>>

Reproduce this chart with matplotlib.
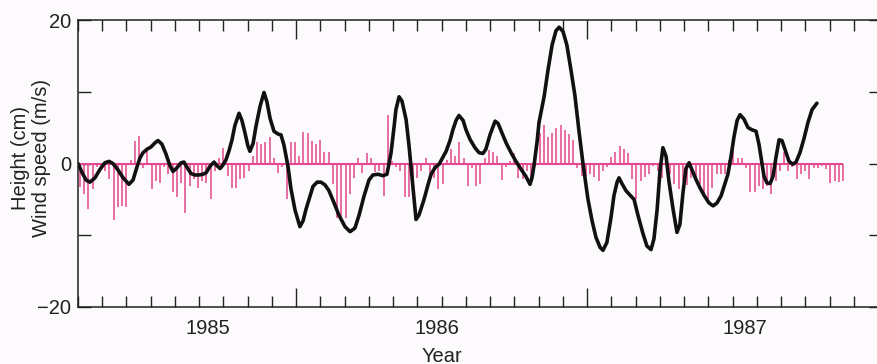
import numpy as np
import matplotlib
matplotlib.use("Agg")
import matplotlib.pyplot as plt
from matplotlib.ticker import MultipleLocator, FixedLocator, NullFormatter
import matplotlib.transforms as mtransforms

plt.rcParams['font.family'] = ['Liberation Sans', 'DejaVu Sans']

# ---- data -------------------------------------------------------------
# time axis in months from the left edge of the plot
curve_t = [0.00, 0.16, 0.33, 0.49, 0.70, 0.91, 1.11, 1.28, 1.44, 1.65, 1.86, 2.10, 2.27, 2.43,
           2.56, 2.68, 2.85, 3.01, 3.18, 3.30, 3.46, 3.63, 3.79, 3.92, 4.08, 4.25, 4.37, 4.49,
           4.66, 4.82, 4.99, 5.15, 5.28, 5.44, 5.61, 5.73, 5.86, 5.98, 6.10, 6.23, 6.35, 6.47,
           6.64, 6.76, 6.89, 7.01, 7.09, 7.22, 7.34, 7.51, 7.67, 7.79, 7.92, 8.08, 8.25, 8.37,
           8.49, 8.66, 8.78, 8.95, 9.15, 9.28, 9.40, 9.57, 9.69, 9.86, 10.02, 10.19, 10.35, 10.56,
           10.76, 11.01, 11.22, 11.42, 11.59, 11.79, 12.00, 12.16, 12.37, 12.58, 12.74, 12.91,
           13.03, 13.11, 13.24, 13.36, 13.53, 13.65, 13.73, 13.86, 13.94, 14.06, 14.27, 14.43,
           14.56, 14.72, 14.89, 15.05, 15.18, 15.34, 15.46, 15.59, 15.71, 15.88, 16.00, 16.16,
           16.37, 16.54, 16.70, 16.82, 16.99, 17.20, 17.32, 17.48, 17.65, 17.86, 18.06, 18.27,
           18.47, 18.64, 18.72, 18.80, 18.93, 19.01, 19.13, 19.22, 19.38, 19.55, 19.71, 19.84,
           20.00, 20.16, 20.33, 20.49, 20.66, 20.82, 21.03, 21.20, 21.36, 21.53, 21.65, 21.81,
           21.98, 22.10, 22.23, 22.31, 22.43, 22.60, 22.76, 22.93, 23.09, 23.30, 23.46, 23.63,
           23.75, 23.88, 24.00, 24.12, 24.25, 24.37, 24.54, 24.70, 24.82, 24.95, 25.07, 25.20,
           25.32, 25.48, 25.65, 25.81, 26.02, 26.19, 26.35, 26.52, 26.68, 26.80, 26.93, 27.05,
           27.18, 27.30, 27.46, 27.63, 27.79, 27.96, 28.08, 28.16, 28.29, 28.41, 28.54, 28.66,
           28.78, 28.91, 29.03, 29.15, 29.32, 29.48, 29.61, 29.77, 29.94, 30.10, 30.27, 30.47]
# sea level height (cm)
height_cm = [0.0, -1.2, -2.3, -2.6, -2.0, -0.8, 0.1, 0.3, 0.0, -0.9, -2.0, -2.9, -2.3, -0.5,
             0.8, 1.5, 2.0, 2.3, 2.9, 3.2, 2.7, 1.3, -0.3, -1.1, -0.6, 0.1, 0.2, -0.5,
             -1.4, -1.6, -1.6, -1.5, -1.3, -0.4, 0.2, -0.3, -0.7, -0.2, 0.5, 1.8, 3.3, 5.3,
             7.0, 6.0, 4.2, 2.4, 1.7, 2.8, 5.2, 8.0, 9.9, 8.6, 6.3, 4.5, 4.1, 4.0,
             2.6, -0.4, -3.5, -6.5, -8.8, -8.0, -6.4, -4.5, -3.2, -2.6, -2.6, -3.0, -3.8, -5.5,
             -7.2, -8.8, -9.5, -9.0, -7.2, -4.6, -2.3, -1.6, -1.5, -1.7, -1.5, 1.5,
             5.0, 7.5, 9.3, 8.7, 6.1, 2.5, -0.4, -5.0, -7.8, -7.2, -5.0, -3.0,
             -1.5, -0.6, -0.1, 0.9, 1.7, 3.2, 4.7, 6.0, 6.7, 6.0, 4.7, 3.4,
             2.2, 1.5, 1.4, 2.0, 4.0, 5.9, 5.6, 4.3, 2.9, 1.5, 0.3, -0.8,
             -1.8, -2.9, -2.0, -0.4, 3.0, 5.7, 7.8, 9.3, 13.0, 16.5, 18.5, 19.0,
             18.4, 16.5, 13.0, 9.5, 4.5, 0.1, -5.0, -8.0, -10.3, -11.7, -12.1, -11.0,
             -7.5, -4.5, -2.6, -2.0, -2.8, -3.8, -4.4, -5.0, -7.2, -9.8, -11.5, -12.0,
             -10.5, -6.5, -1.0, 2.2, 1.0, -2.5, -6.4, -9.6, -8.5, -4.0, -0.7, 0.1,
             -0.9, -2.2, -3.4, -4.4, -5.5, -5.9, -5.5, -4.5, -2.8, -1.5, 1.0, 3.7,
             6.0, 6.8, 6.2, 5.0, 4.7, 4.5, 2.7, 1.0, -1.8, -2.7, -2.8, -1.8,
             0.8, 3.3, 3.2, 2.0, 0.3, -0.1, 0.2, 1.5, 3.5, 5.7, 7.5, 8.4]

# wind speed (m/s), evenly spaced samples
wind_first_t = 0.08
wind_last_t = 31.55
wind_ms = [-3.3, -4.3, -6.4, -3.6, -0.5, -0.8, -1.1, -2.2, -7.9, -6.0, -5.9, -6.0, 0.5, 3.1, 3.9,
           -0.6, 2.0, -3.5, -2.5, -2.7, -0.5, -1.5, -4.0, -4.6, -2.7, -6.9, -3.2, -2.2, -3.4,
           -2.5, -2.7, -5.0, -1.1, 0.8, 2.2, -1.7, -3.4, -3.4, -2.2, -2.0, -1.1, 1.0, 3.0, 2.7,
           3.0, 3.7, 0.8, -1.3, -0.5, -5.0, 3.0, 3.0, 1.0, 4.4, 4.2, 3.1, 2.7, 3.3,
           1.6, 1.6, -2.9, -7.6, -7.6, -7.6, -4.3, -2.0, 0.8, -1.3, 1.5, 0.8, -1.2, -1.0, -4.5,
           6.8, 0.3, -0.5, -1.0, -4.6, -4.6, -3.2, -2.0, -1.1, 0.7, -1.5, -2.0, -3.6, -2.9, 0.5,
           2.0, 1.0,
           3.0, 0.7, -3.2, -0.6, -3.1, -2.9, 0.7, 1.9, 1.6, 1.1, -2.3, -0.5, 0.3, 1.4, -2.0,
           -2.2, -1.0, -2.9, 0.8, 4.3, 5.4, 3.7, 4.2, 5.0, 5.3, 4.7, 4.1, 3.3, -0.6, -1.8, -1.8,
           -1.5, -1.9, -2.5, -1.1, -0.5, 0.9, 1.6, 2.4, 2.0, 1.5, -2.1, -4.9, -2.5, -1.9, -1.5,
           -0.4, -1.0, -2.0, 0.5, -1.5, -2.9, -3.5, -2.5, -3.0, -2.0, -2.5, -2.9, -4.3, -5.0,
           -3.4, -1.5, -1.5,
           -1.5, 0.5, 2.0, 0.8, 0.7, -0.6, -4.0, -4.0, -3.2, -3.6, -3.1, -4.3, -2.5, -1.0, 1.6,
           -1.1, -0.5, -2.2, -1.5, -1.1, -2.2, -0.6, -0.6, -0.4, -0.8, -2.7, -2.5, -2.6, -2.4]

year_labels = ['1985', '1986', '1987']
year_label_t = [5.36, 14.80, 27.51]
year_start_ticks = [9, 21]
y_ticks = [-20, 0, 20]
y_minor = [-10, 10]

# ---- figure -----------------------------------------------------------
W, H = 878, 364
fig = plt.figure(figsize=(W / 100, H / 100), dpi=100)
bg = '#fdfafd'
fig.patch.set_facecolor(bg)
ax = fig.add_axes([78 / W, 1 - 307 / H, (881 - 78) / W, (307 - 20) / H])
ax.set_facecolor(bg)

pink = '#e4478b'
FS = 14.5
wind_t = np.linspace(wind_first_t, wind_last_t, len(wind_ms))
ax.vlines(wind_t, 0, wind_ms, color=pink, lw=1.1)
ax.hlines(0, 0, wind_t[-1], color=pink, lw=1.5)
ax.plot(curve_t, height_cm, color='#111111', lw=2.6, solid_joinstyle='round',
        solid_capstyle='round')

ax.set_xlim(0, (881 - 78) / 24.25)
ax.set_ylim(-20, 20)

for s in ax.spines.values():
    s.set_linewidth(1.1)
    s.set_color('#222222')

ax.yaxis.set_major_locator(FixedLocator(y_ticks))
ax.yaxis.set_minor_locator(FixedLocator(y_minor))
ax.tick_params(axis='y', which='both', direction='in', length=9, width=1.0,
               left=True, right=True, labelsize=FS, pad=5, colors='#222222')
ax.xaxis.set_major_locator(FixedLocator(year_start_ticks))
ax.xaxis.set_minor_locator(MultipleLocator(1))
ax.xaxis.set_major_formatter(NullFormatter())
ax.tick_params(axis='x', which='major', direction='in', length=14, width=1.0,
               top=True, bottom=True, colors='#222222')
ax.tick_params(axis='x', which='minor', direction='in', length=8, width=1.0,
               top=True, bottom=True, colors='#222222')

trans = mtransforms.blended_transform_factory(ax.transData, fig.transFigure)
for lab, t in zip(year_labels, year_label_t):
    ax.text(t, 1 - 328 / H, lab, transform=trans, ha='center', va='center',
            fontsize=FS, color='#222222')
ax.text(15.0, 1 - 356 / H, 'Year', transform=trans, ha='center', va='center',
        fontsize=FS, color='#222222')

fig.text(31 / W, 1 - 158 / H, 'Height (cm)\nWind speed (m/s)', rotation=90,
         ha='center', va='center', fontsize=FS, color='#222222',
         multialignment='center', linespacing=1.1)

fig.savefig('out.png', dpi=100, facecolor=bg)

<<

Required work: Scan the listing above. Gather each line that contains the word "matplotlib".

Answer for this exercise:
Reproduce this chart with matplotlib.
import matplotlib
matplotlib.use("Agg")
import matplotlib.pyplot as plt
from matplotlib.ticker import MultipleLocator, FixedLocator, NullFormatter
import matplotlib.transforms as mtransforms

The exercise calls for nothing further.